Short task
Retype every line from the start of the data down to and including the line with "(ivstp) at (895,639)". Skip the pictures.

Data section
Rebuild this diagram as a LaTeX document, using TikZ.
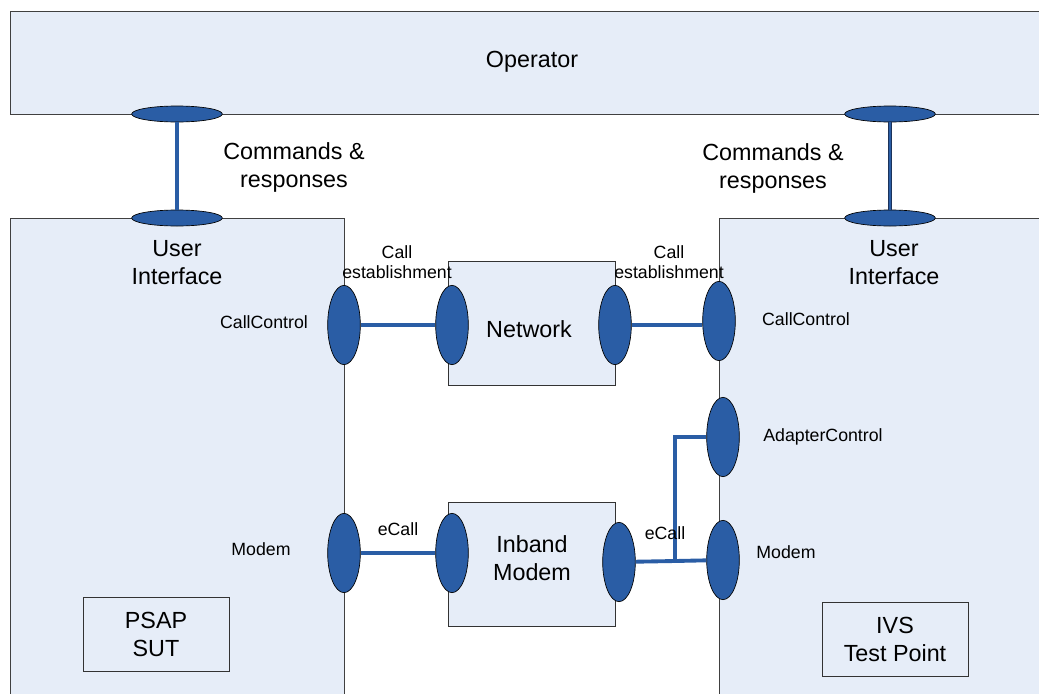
\documentclass[tikz,border=0pt]{standalone}
\usepackage{fontspec}
\setmainfont{Liberation Sans}
\usepackage{tikz}
\usetikzlibrary{positioning,shapes.geometric}
\definecolor{panelfill}{RGB}{230,237,248}
\definecolor{portblue}{RGB}{42,93,165}
\definecolor{linkdark}{RGB}{28,50,90}
\newcommand{\bigtxt}{\fontsize{17.5}{21}\selectfont}
\newcommand{\smalltxt}{\fontsize{13.3}{15}\selectfont}

\begin{document}
\begin{tikzpicture}[x=0.75pt,y=-0.75pt,
    panel/.style={draw=black!75,line width=0.9pt,fill=panelfill,inner sep=0pt},
    unit/.style={draw=black!80,line width=0.7pt,fill=panelfill,inner sep=0pt,
      minimum width=125.25pt,minimum height=93pt},
    tag/.style={draw=black!80,line width=0.7pt,fill=panelfill,inner sep=0pt,
      minimum width=109.5pt,minimum height=55.5pt,align=center,font=\bigtxt},
    hport/.style={ellipse,draw=black,line width=0.5pt,fill=portblue,inner sep=0pt,
      minimum width=68pt,minimum height=12pt},
    vport/.style={ellipse,draw=black,line width=0.5pt,fill=portblue,inner sep=0pt,
      minimum width=24.5pt,minimum height=59.5pt},
    link/.style={draw=portblue,line width=2.9pt},
    darklink/.style={draw=linkdark,double=portblue,double distance=1.2pt,line width=0.7pt},
    big/.style={font=\bigtxt,align=center,inner sep=0pt},
    small/.style={font=\smalltxt,align=center,inner sep=0pt}]
    \useasboundingbox (0,0) rectangle (1039,693);
    \clip (0,0) rectangle (1039,693);
    \fill[white] (0,0) rectangle (1039,693);

    % operator and the two systems
    \node[panel,anchor=north west,minimum width=783pt,minimum height=77.25pt,font=\bigtxt]
      (operator) at (10,11) {};
    \node[panel,anchor=north west,minimum width=250.5pt,minimum height=400pt] (psap) at (10,218) {};
    \node[panel,anchor=north west,minimum width=300pt,minimum height=400pt] (ivs) at (719,218) {};

    % network and inband modem in between
    \node[unit] (network) at (531.5,323) {};
    \node[unit] (inband) at (531.5,564.5) {};
    \node[tag] (psapsut) at (156,634) {PSAP\\SUT};
    \node[tag] (ivstp) at (895,639) {IVS\\Test Point};

    % ports
    \node[hport] (opL) at (177,114) {};
    \node[hport] (uiL) at (177,218) {};
    \node[hport] (opR) at (890,114) {};
    \node[hport] (uiR) at (890,218) {};
    \node[vport] (ccL) at (344,325) {};
    \node[vport] (netL) at (452,325) {};
    \node[vport] (netR) at (615,325) {};
    \node[vport] (ccR) at (719,321) {};
    \node[vport] (modemL) at (344,553) {};
    \node[vport] (inL) at (452,553) {};
    \node[vport] (inR) at (619,562) {};
    \node[vport] (adapt) at (723,437) {};
    \node[vport] (modemR) at (723,560) {};
    \coordinate (split) at (675,561);

    % links
    \draw[link] (opL) -- (uiL);
    \draw[darklink] (opR) -- (uiR);
    \draw[link] (ccL) -- (netL);
    \draw[link] (netR) -- (netR -| ccR.west);
    \draw[link] (modemL) -- (inL);
    \draw[link] (inR) -- (split) -- (modemR);
    \draw[link] (split) |- (adapt);

    % labels
    \node[big] (optxt) at (532,62) {Operator};
    \node[big] (nettxt) at (529,329) {Network};
    \node[big] (inbandtxt) at (532,558) {Inband\\Modem};
    \node[big] (cmdL) at (294,167) {Commands \&\\responses};
    \node[big] (cmdR) at (773,168) {Commands \&\\responses};
    \node[big] (userL) at (177,263) {User\\Interface};
    \node[big] (userR) at (894,263) {User\\Interface};
    \node[small] (estL) at (397,262) {Call\\establishment};
    \node[small] (estR) at (669,262) {Call\\establishment};
    \node[small] (ccLtxt) at (264,322) {CallControl};
    \node[small] (ccRtxt) at (806,319) {CallControl};
    \node[small] (adapttxt) at (823,437) {AdapterControl};
    \node[small] (modemLtxt) at (261,549) {Modem};
    \node[small] (modemRtxt) at (786,552) {Modem};
    \node[small] (ecallL) at (398,529) {eCall};
    \node[small] (ecallR) at (665,533) {eCall};
  \end{tikzpicture}
\end{document}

Answer to the exercise
Rebuild this diagram as a LaTeX document, using TikZ.
\documentclass[tikz,border=0pt]{standalone}
\usepackage{fontspec}
\setmainfont{Liberation Sans}
\usepackage{tikz}
\usetikzlibrary{positioning,shapes.geometric}
\definecolor{panelfill}{RGB}{230,237,248}
\definecolor{portblue}{RGB}{42,93,165}
\definecolor{linkdark}{RGB}{28,50,90}
\newcommand{\bigtxt}{\fontsize{17.5}{21}\selectfont}
\newcommand{\smalltxt}{\fontsize{13.3}{15}\selectfont}

\begin{document}
\begin{tikzpicture}[x=0.75pt,y=-0.75pt,
    panel/.style={draw=black!75,line width=0.9pt,fill=panelfill,inner sep=0pt},
    unit/.style={draw=black!80,line width=0.7pt,fill=panelfill,inner sep=0pt,
      minimum width=125.25pt,minimum height=93pt},
    tag/.style={draw=black!80,line width=0.7pt,fill=panelfill,inner sep=0pt,
      minimum width=109.5pt,minimum height=55.5pt,align=center,font=\bigtxt},
    hport/.style={ellipse,draw=black,line width=0.5pt,fill=portblue,inner sep=0pt,
      minimum width=68pt,minimum height=12pt},
    vport/.style={ellipse,draw=black,line width=0.5pt,fill=portblue,inner sep=0pt,
      minimum width=24.5pt,minimum height=59.5pt},
    link/.style={draw=portblue,line width=2.9pt},
    darklink/.style={draw=linkdark,double=portblue,double distance=1.2pt,line width=0.7pt},
    big/.style={font=\bigtxt,align=center,inner sep=0pt},
    small/.style={font=\smalltxt,align=center,inner sep=0pt}]
    \useasboundingbox (0,0) rectangle (1039,693);
    \clip (0,0) rectangle (1039,693);
    \fill[white] (0,0) rectangle (1039,693);

    % operator and the two systems
    \node[panel,anchor=north west,minimum width=783pt,minimum height=77.25pt,font=\bigtxt]
      (operator) at (10,11) {};
    \node[panel,anchor=north west,minimum width=250.5pt,minimum height=400pt] (psap) at (10,218) {};
    \node[panel,anchor=north west,minimum width=300pt,minimum height=400pt] (ivs) at (719,218) {};

    % network and inband modem in between
    \node[unit] (network) at (531.5,323) {};
    \node[unit] (inband) at (531.5,564.5) {};
    \node[tag] (psapsut) at (156,634) {PSAP\\SUT};
    \node[tag] (ivstp) at (895,639) {IVS\\Test Point};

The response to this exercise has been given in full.